With the Government's decision to stick to its course on emissions trading, we should now focus on making the scheme the best it can be and hold the Government to account on its pledge to ensure the scheme does not harm our economy with flight of capital or loss of jobs.
Business NZ will work with the Government to address some of the issues of concern to our member businesses, including affordability of energy costs, impact on consumer confidence, impact on small firms and protection for trade-exposed firms.
Having made a firm decision to forge ahead with the emissions trading scheme, the Government will need to conduct the execution of its policy the right way, using the proper decision procedures.
The way in which Environment Minister Nick Smith recently floated changing the entry date of agriculture was not an example of proper decision procedures.
It is a perfectly valid position to say that if the rest of the world is not going to include agriculture in their carbon pricing policies then New Zealand should not do so either.
But if so, it should be a decision that is made according to proper processes, not through floating ideas in the media and making policy on the hoof. If the rules for agriculture were to get changed in that way, what else would?
What we should all do is keep informed about what is happening and hold our Government to account on its pledge to ensure the emissions trading scheme does not cause us harm or competitive disadvantage.
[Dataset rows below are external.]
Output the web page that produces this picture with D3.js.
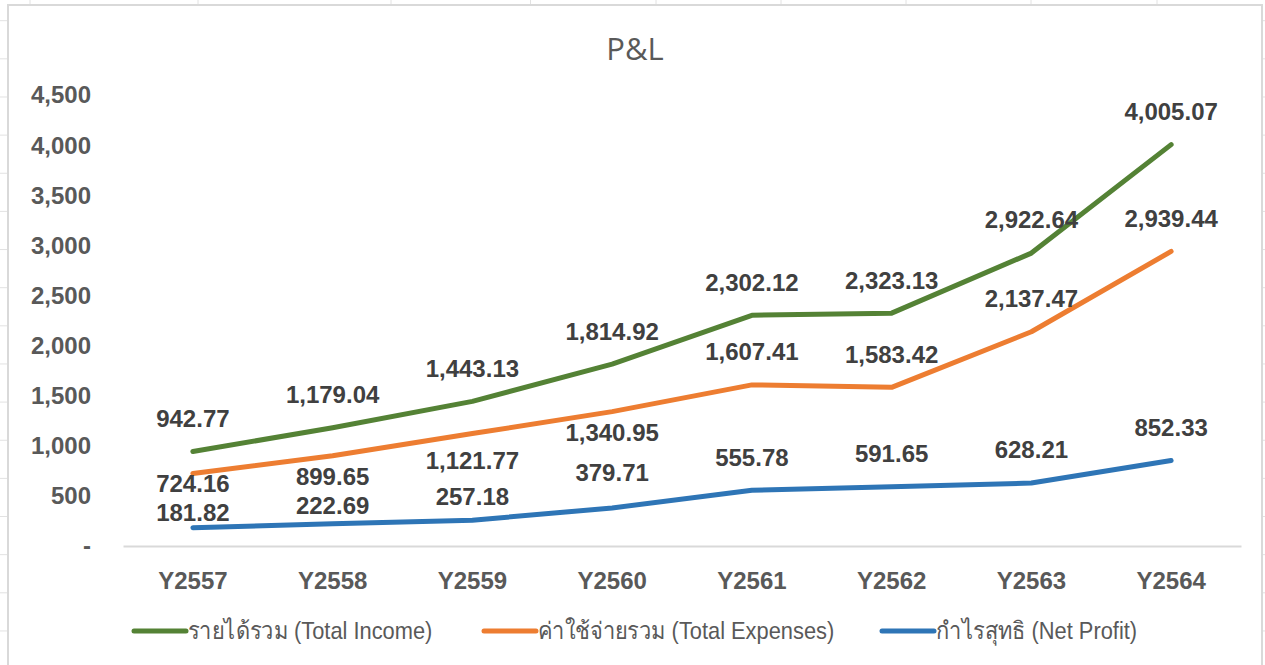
<!DOCTYPE html>
<meta charset="utf-8">
<head>
    <style>
    body { margin: 0; background: #fff; }
    .line { fill: none; stroke-width: 5px; stroke-linecap: round; stroke-linejoin: round; }
    .tick-label { font-family: "Liberation Sans", Arial, sans-serif; font-weight: bold; font-size: 24px; fill: #595959; }
    .data-label { font-family: "Liberation Sans", Arial, sans-serif; font-weight: bold; font-size: 24px; fill: #404040; }
    .legend-text { font-family: "Liberation Sans", sans-serif; font-size: 24px; fill: #595959; }
    </style>
</head>
<body>
<script src="https://cdnjs.cloudflare.com/ajax/libs/d3/7.8.5/d3.min.js"></script>
<script>
// chart values
var years = ["Y2557", "Y2558", "Y2559", "Y2560", "Y2561", "Y2562", "Y2563", "Y2564"];
var totalIncome = [942.77, 1179.04, 1443.13, 1814.92, 2302.12, 2323.13, 2922.64, 4005.07];
var totalExpenses = [724.16, 899.65, 1121.77, 1340.95, 1607.41, 1583.42, 2137.47, 2939.44];
var netProfit = [181.82, 222.69, 257.18, 379.71, 555.78, 591.65, 628.21, 852.33];
var yTicks = [0, 500, 1000, 1500, 2000, 2500, 3000, 3500, 4000, 4500];
var seriesNames = ["รายได้รวม (Total Income)", "ค่าใช้จ่ายรวม (Total Expenses)", "กำไรสุทธิ (Net Profit)"];

// label nudges (px) - some labels were dragged by hand in the original
var incomeLabelDy = [-33, -33, -33, -33, -33, -33, -33, -33];
var expensesLabelDy = [10, 21, 27, 21, -33, -33, -33, -33];
var profitLabelDy = [-15, -18, -24, -35, -33, -33, -33, -33];

var colors = ["#548235", "#ED7D31", "#2E75B6"];

var W = 1265, H = 665;
var svg = d3.select("body").append("svg")
    .attr("width", W)
    .attr("height", H);

// spreadsheet grid peeking out behind the chart
var colEdges = [30, 198, 391, 530.5, 656, 781, 906, 1031, 1157];
var grid = svg.append("g").attr("stroke", "#e2e2e2").attr("stroke-width", 1);
grid.selectAll(".gc").data(colEdges).enter().append("line")
    .attr("x1", function(d) { return d; }).attr("x2", function(d) { return d; })
    .attr("y1", 0).attr("y2", H);
grid.selectAll(".gr").data(d3.range(17)).enter().append("line")
    .attr("x1", 0).attr("x2", W)
    .attr("y1", function(d) { return 20.7 + d * 38.14; })
    .attr("y2", function(d) { return 20.7 + d * 38.14; });

// chart area
svg.append("rect")
    .attr("x", 8).attr("y", 5)
    .attr("width", 1254).attr("height", 720)
    .attr("fill", "#fff")
    .attr("stroke", "#d9d9d9")
    .attr("stroke-width", 2);

// title
svg.append("text")
    .attr("x", 635).attr("y", 60)
    .attr("text-anchor", "middle")
    .style("font-family", "'Open Sans', sans-serif")
    .style("font-size", "31px")
    .style("fill", "#595959")
    .text("P&L");

// scales
var x = d3.scaleBand().domain(years).range([123, 1241]).padding(0);
var y = d3.scaleLinear().domain([0, 4500]).range([546, 95]);
function cx(d) { return x(d) + x.bandwidth() / 2; }

// y axis labels (accounting format, zero shown as dash)
var fmt = d3.format(",");
svg.selectAll(".ylab").data(yTicks).enter().append("text")
    .attr("class", "tick-label")
    .attr("x", 91)
    .attr("y", function(d) { return y(d); })
    .attr("dy", "0.35em")
    .attr("text-anchor", "end")
    .text(function(d) { return d === 0 ? "-" : fmt(d); });

// x axis
var xAxis = svg.append("g")
    .attr("transform", "translate(0,546)")
    .call(d3.axisBottom(x).tickSize(0).tickPadding(26));
xAxis.select(".domain").attr("stroke", "#d9d9d9").attr("stroke-width", 2);
xAxis.selectAll("text")
    .attr("class", "tick-label")
    .attr("font-family", null).attr("font-size", null).attr("fill", null)
    .style("font-family", "'Liberation Sans', Arial, sans-serif")
    .style("font-weight", "bold")
    .style("font-size", "24px")
    .style("fill", "#595959");

// lines + labels
var series = [
    { values: totalIncome, dy: incomeLabelDy },
    { values: totalExpenses, dy: expensesLabelDy },
    { values: netProfit, dy: profitLabelDy }
];
var valueline = d3.line()
    .x(function(d, i) { return cx(years[i]); })
    .y(function(d) { return y(d); });
var numFmt = d3.format(",.2f");

series.forEach(function(s, k) {
    svg.append("path")
        .data([s.values])
        .attr("class", "line")
        .style("stroke", colors[k])
        .attr("d", valueline);
});
series.forEach(function(s, k) {
    svg.selectAll(".lab" + k).data(s.values).enter().append("text")
        .attr("class", "data-label")
        .attr("x", function(d, i) { return cx(years[i]); })
        .attr("y", function(d, i) { return y(d) + s.dy[i]; })
        .attr("dy", "0.35em")
        .attr("text-anchor", "middle")
        .text(function(d) { return numFmt(d); });
});

// legend (text is narrow in the original, squeeze it a bit)
var legendX = [134, 484, 882];
var leg = svg.selectAll(".leg").data(seriesNames).enter().append("g")
    .attr("transform", function(d, i) { return "translate(" + legendX[i] + ",631)"; });
leg.append("line")
    .attr("x1", 0).attr("x2", 52)
    .attr("stroke", function(d, i) { return colors[i]; })
    .attr("stroke-width", 5)
    .attr("stroke-linecap", "round");
leg.append("text")
    .attr("class", "legend-text")
    .attr("transform", "translate(54,0) scale(0.91,1)")
    .attr("dy", "0.35em")
    .text(function(d) { return d; });
</script>
</body>
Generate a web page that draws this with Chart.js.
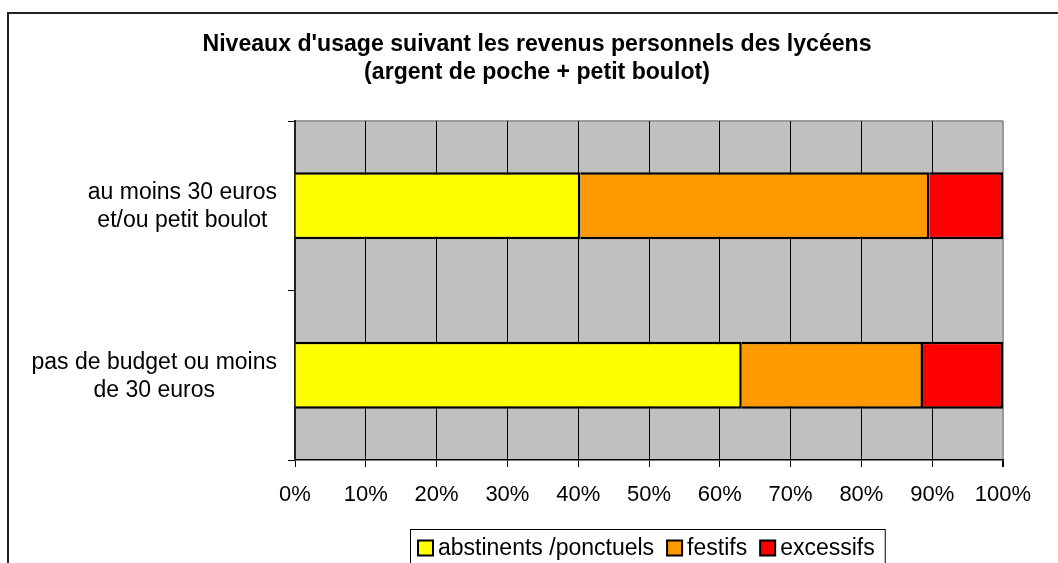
<!DOCTYPE html>
<html>
<head>
<meta charset="utf-8">
<script src="https://cdn.jsdelivr.net/npm/chart.js@4/dist/chart.umd.min.js"></script>
<style>
  html, body { margin: 0; padding: 0; background: #fff; }
  canvas { display: block; }
</style>
</head>
<body>
<canvas id="chart" width="1058" height="563"></canvas>
<script>
  // ── Data ───────────────────────────────────────────────────────
  const categories = [
    ['au moins 30 euros', 'et/ou petit boulot'],
    ['pas de budget ou moins', 'de 30 euros'],
  ];
  const seriesNames = ['abstinents /ponctuels', 'festifs', 'excessifs'];
  const abstinents = [40.3, 63.1];
  const festifs = [49.3, 25.6];
  const excessifs = [10.4, 11.3];
  const titleLines = [
    "Niveaux d'usage suivant les revenus personnels des lycéens",
    '(argent de poche + petit boulot)',
  ];
  const colors = ['#FFFF00', '#FF9900', '#FF0000'];

  const FONT = '"Liberation Sans", Arial, sans-serif';

  // ── Decorations: frame, plot background, labels, legend ────────
  const decor = {
    id: 'decor',
    beforeDraw(chart) {
      const { ctx, chartArea: a } = chart;
      ctx.save();
      ctx.fillStyle = '#fff';
      ctx.fillRect(0, 0, chart.width, chart.height);
      ctx.strokeStyle = '#222';
      ctx.lineWidth = 2;
      ctx.strokeRect(8, 13, 1200, 1000);
      ctx.fillStyle = '#C0C0C0';
      ctx.fillRect(a.left, a.top, a.right - a.left, a.bottom - a.top);
      ctx.strokeStyle = '#9a9a9a';
      ctx.lineWidth = 2;
      ctx.beginPath();
      ctx.moveTo(a.left, a.top);
      ctx.lineTo(a.right, a.top);
      ctx.stroke();
      ctx.restore();
    },
    afterDraw(chart) {
      const { ctx, chartArea: a } = chart;
      const ys = chart.scales.y;
      ctx.save();

      // category labels: block right-aligned, lines centred within block
      ctx.font = '23px ' + FONT;
      ctx.fillStyle = '#000';
      ctx.textAlign = 'center';
      ctx.textBaseline = 'middle';
      const lineH = 28;
      categories.forEach((lines, i) => {
        const cy = ys.getPixelForTick(i);
        const w = Math.max(...lines.map(l => ctx.measureText(l).width));
        const cx = a.left - 18 - w / 2;
        lines.forEach((l, j) => {
          ctx.fillText(l, cx, cy + 1 + (j - (lines.length - 1) / 2) * lineH);
        });
      });

      // legend
      ctx.font = '23px ' + FONT;
      const sq = 15, gapText = 5, gapItem = 13, padL = 8, padR = 10;
      const widths = seriesNames.map(n => sq + gapText + ctx.measureText(n).width);
      const total = padL + widths.reduce((s, w) => s + w, 0) + gapItem * (widths.length - 1) + padR;
      const boxLeft = Math.round((a.left + a.right) / 2 - total / 2) - 2;
      const boxTop = 529;
      ctx.strokeStyle = '#000';
      ctx.lineWidth = 1;
      ctx.strokeRect(boxLeft + 0.5, boxTop + 0.5, total, 80);
      let x = boxLeft + padL;
      const midY = 548;
      ctx.textAlign = 'left';
      seriesNames.forEach((n, i) => {
        ctx.fillStyle = colors[i];
        ctx.fillRect(x, midY - sq / 2, sq, sq);
        ctx.lineWidth = 2;
        ctx.strokeRect(x, midY - sq / 2, sq, sq);
        ctx.fillStyle = '#000';
        ctx.fillText(n, x + sq + gapText, midY + 1);
        x += widths[i] + gapItem;
      });
      ctx.restore();
    },
  };

  // ── Chart ──────────────────────────────────────────────────────
  const datasets = [abstinents, festifs, excessifs].map((vals, i) => ({
    label: seriesNames[i],
    data: vals,
    backgroundColor: colors[i],
    borderColor: '#000',
    borderWidth: 2.5,
    barPercentage: 0.395,
    categoryPercentage: 1,
  }));

  new Chart(document.getElementById('chart'), {
    type: 'bar',
    data: { labels: categories, datasets },
    plugins: [decor],
    options: {
      indexAxis: 'y',
      responsive: false,
      animation: false,
      layout: { padding: { left: 71, right: 55, top: 0, bottom: 0 } },
      plugins: {
        legend: { display: false },
        tooltip: { enabled: false },
        title: {
          display: true,
          text: titleLines,
          color: '#000',
          font: { family: FONT, size: 23.1, weight: 'bold', lineHeight: 27.5 / 23.1 },
          padding: { top: 31, bottom: 35 },
        },
      },
      scales: {
        x: {
          stacked: true,
          min: 0,
          max: 100,
          ticks: {
            stepSize: 10,
            autoSkip: false,
            maxRotation: 0,
            padding: 15,
            color: '#000',
            font: { family: FONT, size: 22 },
            callback: v => v + '%',
          },
          grid: {
            color: c => (c.index === 10 ? '#9a9a9a' : '#000'),
            lineWidth: c => (c.index === 10 ? 2 : 1),
            tickLength: 7,
            tickColor: '#000',
          },
          border: { color: '#000', width: 1.5 },
          afterFit(s) { s.height = 103; },
        },
        y: {
          stacked: true,
          ticks: { display: false },
          grid: { drawOnChartArea: false, tickLength: 7, color: '#000' },
          border: { color: '#222', width: 2 },
          afterFit(s) { s.width = 224; },
        },
      },
    },
  });
</script>
</body>
</html>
We are scheduled to have a review of the scheme before the end of next year. Business NZ believes this review should be brought forward starting no later than the end of this year.
The review should cover issues like the cost impact on consumers and businesses, competitive disadvantage issues and the position of agriculture and other sectors within the scheme.
Positions need to be developed based on current economic and international considerations.
We should all keep in mind the fact that the world's consumers are increasingly seeking low-carbon goods and services and our trading scheme is the vehicle for nudging our producers on to a profitable low-carbon path.
And we shouldn't forget that taking action to reduce emissions and look after our environment is, in the long run, the right thing to do.
* Phil O'Reilly is chief executive of Business NZ.